Nel periodo 2000-2010, fu fatto un grande lavoro di ricerca e sviluppo su materie prime e prodotti finiti, con risultati eccellenti in termini di prestazioni, estetica e costi più bassi. I cicli di produzione si fecero molto più veloci rispetto alle vernici liquide. Un aspetto importante fu lo sviluppo di nuove applicazioni per il settore legno/MDF (medium density fiber), utilizzando tecnologie avanzate come l’irraggiamento IR, già ampiamente usato per il ferro, che riduceva i tempi di polimerizzazione e il consumo energetico. Inoltre, si sperimentò l’uso di prodotti fotopolimerizzabili abbinati a sistemi UV e IR, per evitare di stressare i materiali legnosi e similari, spingendosi anche su alcune plastiche.
Alcune realtà industriali hanno adottato con successo queste tecnologie ma, rispetto al potenziale, il loro impiego è ancora limitato. Sempre in quel periodo, furono sviluppati prodotti IR+UV anche per metallo (come per pompe, motori elettrici e pressofusioni), con grandi vantaggi nel ridurre i tempi e le temperature di polimerizzazione (pochi minuti a 120-130°C), utilizzando forni molto più compatti (da 30-40 metri a soli 2-3 metri), semplificando i cicli di produzione e assemblaggio di materiali diversi.
Questi cicli potrebbero essere applicati anche nel settore degli elettrodomestici, dove si richiedono bassi spessori e alte velocità di produzione. L’integrazione con nanotecnologie, ormai ampiamente diffuse, e l’introduzione dell’intelligenza artificiale, che favorisce una maggiore automazione degli impianti, rende tutto questo ancora più facile. Queste innovazioni, unite a un’attenzione crescente ai costi e, soprattutto, alla sostenibilità, stanno migliorando notevolmente i processi produttivi.
Nel corso degli anni, molte aziende hanno cambiato nome o sono state acquisite da grandi multinazionali (alcune delle quali ho già citato, e mi scuso per le eventuali omissioni). Questo ha contribuito a un maggiore sviluppo e ha dato un forte impulso alla ricerca. Come sempre accade, la concorrenza ha svolto un ruolo fondamentale nello stimolare e accelerare l’innovazione.

Quali sono oggi i temi principali del settore? Cosa c’è di nuovo? Sembra che la ricerca si sia arenata: gli investimenti sono limitati e il mercato non spinge abbastanza verso l’innovazione. Certo, si stanno facendo progressi sui biopolimeri e si parla sempre più di sostenibilità, economia circolare, e di prodotti duraturi, con una vita utile di 50 anni all’esterno, insieme alla riduzione della CO2.

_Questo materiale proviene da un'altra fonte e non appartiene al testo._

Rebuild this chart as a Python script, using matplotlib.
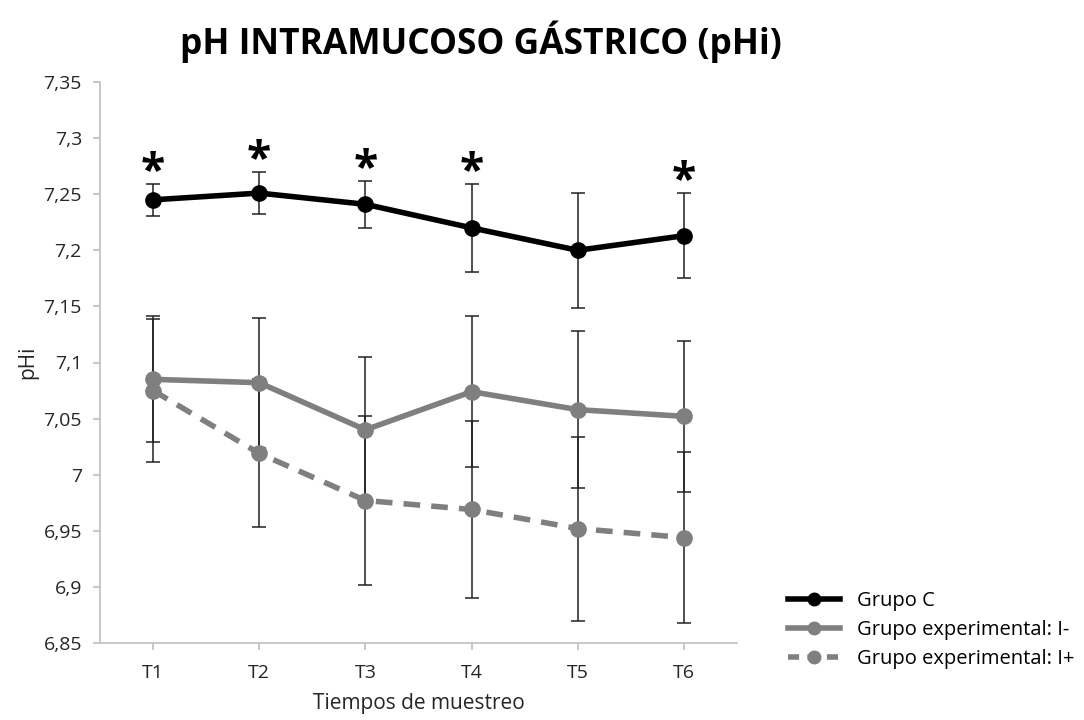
import matplotlib
matplotlib.use("Agg")
import matplotlib.pyplot as plt
from matplotlib.ticker import FuncFormatter, MultipleLocator
from matplotlib.lines import Line2D

plt.rcParams['font.family'] = ['Open Sans', 'DejaVu Sans']

times = ["T1", "T2", "T3", "T4", "T5", "T6"]
grupo_c = [7.245, 7.251, 7.241, 7.220, 7.200, 7.213]
grupo_c_err = [0.014, 0.019, 0.021, 0.039, 0.051, 0.038]
grupo_neg = [7.085, 7.082, 7.040, 7.074, 7.058, 7.052]
grupo_neg_err = [0.056, 0.058, 0.065, 0.067, 0.070, 0.067]
grupo_pos = [7.075, 7.019, 6.977, 6.969, 6.952, 6.944]
grupo_pos_err = [0.064, 0.066, 0.075, 0.079, 0.082, 0.076]
significant = [True, True, True, True, False, True]

labels = ["Grupo C", "Grupo experimental: I-", "Grupo experimental: I+"]
gray = "#7f7f7f"

fig = plt.figure(figsize=(10.84, 7.2), dpi=100)
ax = fig.add_axes([100/1084, 77/720, 637/1084, 561/720])

x = list(range(len(times)))
err_kw = dict(ecolor="#222222", elinewidth=1.1, capsize=5, capthick=1.1)

ax.errorbar(x, grupo_pos, yerr=grupo_pos_err, fmt='none', zorder=2, **err_kw)
ax.errorbar(x, grupo_neg, yerr=grupo_neg_err, fmt='none', zorder=2, **err_kw)
ax.errorbar(x, grupo_c, yerr=grupo_c_err, fmt='none', zorder=2, **err_kw)

ax.plot(x, grupo_pos, color=gray, lw=4, ls=(0, (3, 2)), marker='o', ms=11, zorder=3)
ax.plot(x, grupo_neg, color=gray, lw=4, marker='o', ms=11, zorder=3)
ax.plot(x, grupo_c, color='black', lw=4, marker='o', ms=11, zorder=4)

for xi, m, e, s in zip(x, grupo_c, grupo_c_err, significant):
    if s:
        ax.text(xi, m + e + 0.010, "*", ha='center', va='center', fontsize=32,
                fontweight='bold', color='black')

ax.set_xlim(-0.5, 5.5)
ax.set_ylim(6.85, 7.35)
ax.set_xticks(x)
ax.set_xticklabels(times)
ax.yaxis.set_major_locator(MultipleLocator(0.05))
ax.yaxis.set_major_formatter(FuncFormatter(lambda v, p: f"{round(v, 2):g}".replace('.', ',')))

for side in ['top', 'right']:
    ax.spines[side].set_visible(False)
for side in ['left', 'bottom']:
    ax.spines[side].set_color('#bfbfbf')
    ax.spines[side].set_linewidth(1.2)
ax.tick_params(axis='both', colors='#bfbfbf', labelcolor='#262626', length=5, width=1.2)
ax.tick_params(axis='y', pad=8, labelsize=14)
ax.tick_params(axis='x', pad=10, labelsize=14)

ax.set_xlabel("Tiempos de muestreo", fontsize=15, color='#262626', labelpad=8)
ax.set_ylabel("pHi", fontsize=15, color='#262626', labelpad=4)

fig.text(481/1084, 1 - 42/720, "pH INTRAMUCOSO GÁSTRICO (pHi)", ha='center', va='center',
         fontsize=25.5, fontweight='bold', color='black')

handles = [
    Line2D([], [], color='black', lw=4, marker='o', ms=9),
    Line2D([], [], color=gray, lw=4, marker='o', ms=9),
    Line2D([], [], color=gray, lw=4, ls=(0, (2, 1.5)), marker='o', ms=9),
]
fig.legend(handles, labels, loc='center left', bbox_to_anchor=(770/1084, 1 - 630/720),
           frameon=False, fontsize=14.5, handlelength=2.6, labelspacing=0.45, handletextpad=0.8)

fig.savefig("out.png", dpi=100)
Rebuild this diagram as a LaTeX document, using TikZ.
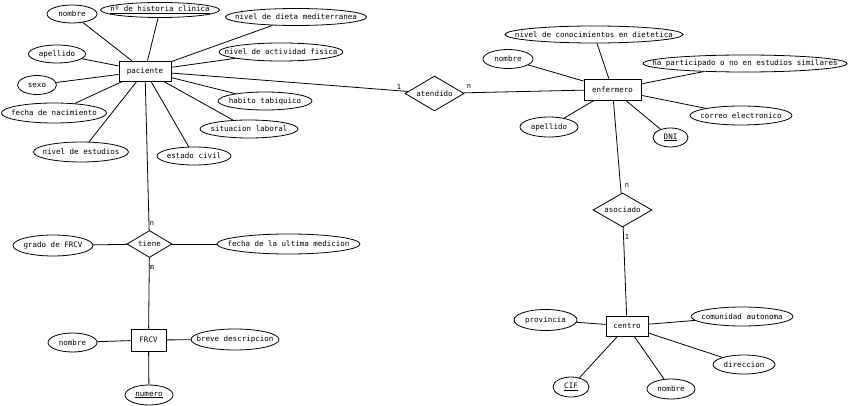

Tuttavia, alcuni mercati faticano a decollare, come quello delle vernici a polvere per l’automotive e per il legno/MDF. La domanda è: cosa c’è dietro a questa stagnazione? La cultura e la consapevolezza sono aumentate e oggi esistono corsi universitari che trattano questi temi, ma c’è ancora un ampio margine di crescita. Le università hanno un enorme potenziale in termini di cervelli e attrezzature, e potrebbero fare molto di più in termini di ricerca applicata. Un maggiore coinvolgimento delle università con l’industria potrebbe favorire innovazione e sviluppo.

Eppure, nonostante le opportunità, sembra che tutto resti in silenzio. Perché? Potrebbe esserci una mancanza di volontà da parte delle industrie di investire in nuove tecnologie, o forse un gap tra le richieste del mercato e la capacità di risposta dell’intero settore. La sfida rimane: come rilanciare veramente l’innovazione e colmare questo divario?